Description of Securities of Rand Capital Corporation registered under Section 12 of the Securities Exchange Act of 1934, as amended
DESCRIPTION OF THE REGISTRANT’S SECURITIES REGISTERED PURSUANT TO
SECTION 12 OF THE SECURITIES EXCHANGE ACT OF 1934
The following is a description of the general terms, provisions and rights of our common stock, par value $0.10 per share (the “Common Stock”) and related provisions of the Company’s certificate of incorporation (the “Certificate of Incorporation”) and by-laws (the “By-laws”) and applicable New York law. This description is qualified in its entirety by, and should be read in conjunction with, the Certificate of Incorporation, the By-laws and applicable New York law. Throughout this exhibit, references to the “Company,” “we,” “our,” and “us” refer to Rand Capital Corporation.
We have the authority to issue an aggregate of 100,000,000 shares of Common Stock and 500,000 shares of preferred stock, par value $10.00 per share (“Preferred Stock”). As of March 6, 2020, there were 15,196,367 shares of our Common Stock issued and 14,655,321 shares of our Common Stock outstanding and there were no issued or outstanding shares of Preferred Stock. All shares of outstanding Common Stock are fully paid and non-assessable.
Subject to the preferences, limitations and relative rights of holders of our Preferred Stock, the holders of Common Stock are entitled to share ratably in dividends if, when and as declared by our board of directors out of funds legally available therefor.
Subject to the preferences, limitations and relative rights of holders of our Preferred Stock, the holders of Common Stock are entitled to one vote for each share held of record on all matters at all meetings of shareholders. New York Business Corporation Law (the “BCL”) provides that, unless a different vote is required by law, the Certificate of Incorporation or the By-laws, all matters, other than the election of directors, are to be decided by a majority of the votes cast. The BCL also provides that directors are to be elected by a plurality of votes cast.
Subject to the preferences, limitations and relative rights of holders of our Preferred Stock, the holders of Common Stock are entitled, in the event of our liquidation, dissolution or winding-up, to share ratably in the distribution of assets remaining after payment of debts and expenses.
Absence of Other Rights
Our Common Stock has no sinking fund or redemption provisions or preemptive, conversion or exchange rights.
Listing and Transfer Agent
The Common Stock is listed on the Nasdaq Stock Market (“Nasdaq”) under the trading symbol “RAND”. The transfer agent and registrar for our Common Stock is Continental Stock Transfer & Trust Company.
Anti-Takeover Effects of Our Certificate of Incorporation and By-laws
Our Certificate of Incorporation and By-laws contain provisions that may delay, defer or discourage another party from acquiring control of us.
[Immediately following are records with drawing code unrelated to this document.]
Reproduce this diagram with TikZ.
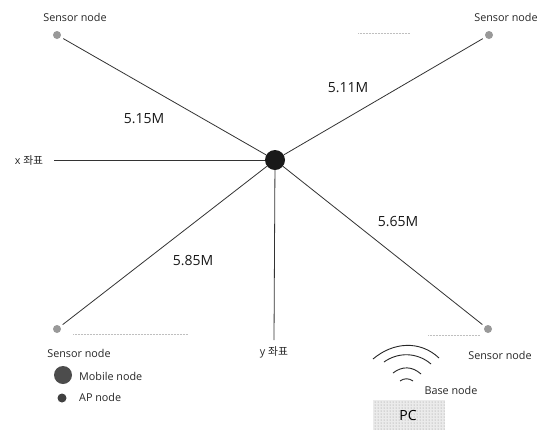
\documentclass[tikz,border=0pt]{standalone}
\usepackage{fontspec}
\setmainfont{Open Sans}
\newfontfamily\krfont{Noto Sans CJK KR}
\usetikzlibrary{patterns}
\tikzset{
  link/.style={draw=black!80,line width=0.8pt},
  sensorlink/.style={link,shorten >=3pt},
  sensor/.style={circle,inner sep=0pt,minimum size=8pt,fill=black!40},
  mobile/.style={circle,inner sep=0pt,minimum size=20pt,fill=black!90},
  legendmobile/.style={circle,inner sep=0pt,minimum size=18pt,fill=black!70},
  apnode/.style={circle,inner sep=0pt,minimum size=9pt,fill=black!75},
  small/.style={font=\fontsize{10.8}{12}\selectfont,text=black!85,inner sep=0pt},
  dist/.style={font=\fontsize{14}{16}\selectfont,text=black!90,inner sep=0pt},
  wave/.style={draw=black!85,line width=0.9pt},
  stray/.style={draw=black!25,line width=0.5pt,densely dotted},
}
\begin{document}
\begin{tikzpicture}[x=1pt,y=-1pt]
\useasboundingbox (0,0) rectangle (543,432);
\fill[white] (0,0) rectangle (543,432);
% stray scan lines
\draw[stray] (73,334) -- (188,334);
\draw[stray] (428,335) -- (480,335);
\draw[stray] (358,33) -- (410,33);
% PC block
\fill[black!8] (373,400) rectangle (445,430);
\fill[pattern=dots,pattern color=black!45] (373,400) rectangle (445,430);
% nodes
\node[mobile] (m) at (275,160) {};
\node[sensor] (tl) at (57,35) {};
\node[sensor] (tr) at (489,35) {};
\node[sensor] (bl) at (57,329) {};
\node[sensor] (br) at (488,329) {};
\coordinate (xend) at (54,160);
\coordinate (yend) at (274,340);
\draw[sensorlink] (m) -- (tl);
\draw[sensorlink] (m) -- (tr);
\draw[sensorlink] (m) -- (bl);
\draw[sensorlink] (m) -- (br);
\draw[link] (m) -- (xend);
\draw[link] (m) -- (yend);
% labels
\node[small] (ltl) at (75,17) {Sensor node};
\node[small] (ltr) at (506,17) {Sensor node};
\node[small] (lbl) at (79,353) {Sensor node};
\node[small] (lbr) at (500,355) {Sensor node};
\node[small] (lx) at (29,160) {x {\krfont 좌표}};
\node[small] (ly) at (274,352) {y {\krfont 좌표}};
\node[dist] (d1) at (144,119) {5.15M};
\node[dist] (d2) at (348,88) {5.11M};
\node[dist] (d3) at (193,261) {5.85M};
\node[dist] (d4) at (398,222) {5.65M};
% legend
\node[legendmobile] (lm) at (63,375) {};
\node[small,anchor=west] (lmt) at (79,376) {Mobile node};
\node[apnode] (la) at (62,398) {};
\node[small,anchor=west] (lat) at (79,397) {AP node};
% base station
\draw[wave] (373,359) .. controls (393,342) and (420,340) .. (439,358);
\draw[wave] (384,362) .. controls (398,352) and (417,352) .. (431,364);
\draw[wave] (393,373) .. controls (402,366) and (412,366) .. (421,374);
\draw[wave] (400,381) .. controls (404,378) and (409,378) .. (413,381);
\node[small] (base) at (451,390) {Base node};
\node[font=\fontsize{14}{16}\selectfont,text=black,inner sep=0pt] (pc) at (408,415) {PC};
\end{tikzpicture}
\end{document}
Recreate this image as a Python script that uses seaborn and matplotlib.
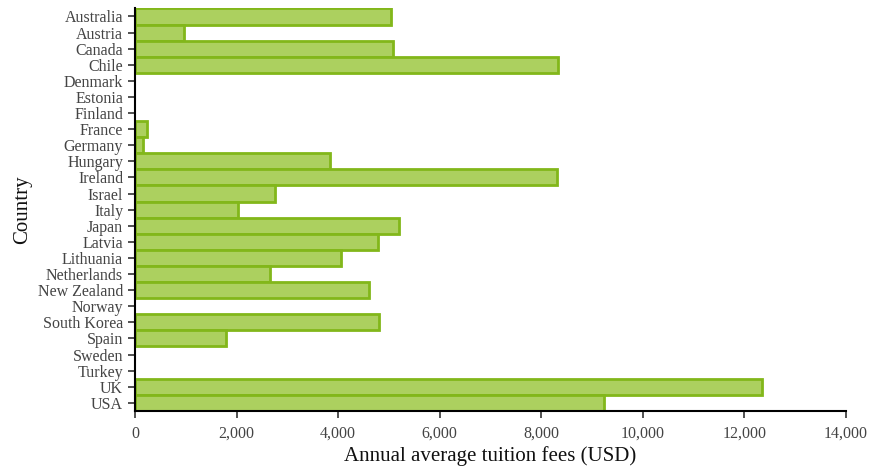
import numpy as np
import pandas as pd
import seaborn as sns
import matplotlib
matplotlib.use("Agg")
import matplotlib.pyplot as plt
from matplotlib.ticker import StrMethodFormatter

countries = ["Australia", "Austria", "Canada", "Chile", "Denmark", "Estonia",
             "Finland", "France", "Germany", "Hungary", "Ireland", "Israel",
             "Italy", "Japan", "Latvia", "Lithuania", "Netherlands",
             "New Zealand", "Norway", "South Korea", "Spain", "Sweden",
             "Turkey", "UK", "USA"]
fees = [5040, 960, 5075, 8330, 0, 0,
        0, 235, 150, 3850, 8320, 2765,
        2030, 5195, 4785, 4060, 2665,
        4600, 0, 4815, 1785, 0,
        0, 12340, 9230]

df = pd.DataFrame({"Country": countries, "Fees": fees})

sns.set_style("white")
plt.rcParams["font.family"] = ["Liberation Serif", "DejaVu Serif"]

fig = plt.figure(figsize=(8.69, 4.69), dpi=100)
ax = fig.add_axes([0.1553, 0.124, 0.818, 0.858])

sns.barplot(data=df, x="Fees", y="Country", orient="h", width=1,
            color="#acd05f", edgecolor="#82b71a", linewidth=2,
            saturation=1, ax=ax)

# zero-width bars would leave a green stub on the axis
for p in ax.patches:
    if p.get_width() == 0:
        p.set_visible(False)

ax.set_xlim(0, 14000)
ax.set_xticks(np.arange(0, 14001, 2000))
ax.xaxis.set_major_formatter(StrMethodFormatter("{x:,.0f}"))

sns.despine(ax=ax)
for s in ["left", "bottom"]:
    ax.spines[s].set_color("black")
    ax.spines[s].set_linewidth(1.5)

ax.tick_params(axis="both", length=5, width=1.2, color="#333333",
               labelsize=11.5, labelcolor="#444444", direction="out",
               bottom=True, left=True)
ax.tick_params(axis="x", pad=6)
ax.set_xlabel("Annual average tuition fees (USD)", fontsize=15, color="#111111",
              labelpad=3)
ax.set_ylabel("Country", fontsize=15, color="#111111", labelpad=4)

fig.savefig("out.png", dpi=100)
We expect that these provisions, some of which are summarized below, will discourage coercive takeover practices or inadequate takeover bids. These provisions are also designed to encourage persons seeking to acquire control of us to first negotiate with our board of directors, which we believe may result in an improvement of the terms of any such acquisition in favor of our shareholders. However, they also give our board of directors the power to discourage acquisitions that some shareholders may favor.
Special Meetings of Shareholders
Our By-laws provide that special meetings of shareholders may only be called by the chairman of the board of directors, the president or a majority of the entire board of directors then in office.
Advance Notice Requirements for Shareholder Proposals
Our By-laws require advance notice procedures to be followed for shareholder proposals to be brought before an annual meeting of the shareholders, including the nomination of directors.
Blank Check Preferred Stock
Our Certificate of Incorporation authorizes our board of directors to designate and issue, without any further vote or action by the shareholders, shares of Preferred Stock at any time or from time to time in one or more series and, with respect to each such series, to establish the number of shares to be included in each such series, and to fix the designation, relative rights, preferences and limitations of the shares of each such series, including, but not limited to, the voting rights (if any) of the series and any other relative rights, preferences and limitations of that series. The ability to issue such Preferred Stock could discourage potential acquisition proposals and could delay or prevent a change in control.
Authorized but Unissued Shares.
Subject to the requirements of Nasdaq and other applicable law, including the Investment Company Act of 1940, as amended, our authorized but unissued shares of Common Stock may be available for future issuance without shareholder approval. We may use these additional shares for a variety of corporate purposes, including future public offerings to raise additional capital and corporate acquisitions. The existence of authorized but unissued shares of Common Stock could render more difficult or discourage an attempt to obtain control of us by means of a tender offer, takeover attempt or otherwise.
New York Anti-Takeover Statute
We are subject to Section 912 of the BCL. Accordingly, we may not engage in a business combination, such as a merger, consolidation, recapitalization, asset sale or disposition of stock, with any “interested shareholder” for a period of five years from the date that the interested shareholder first became an interested shareholder unless certain conditions are met.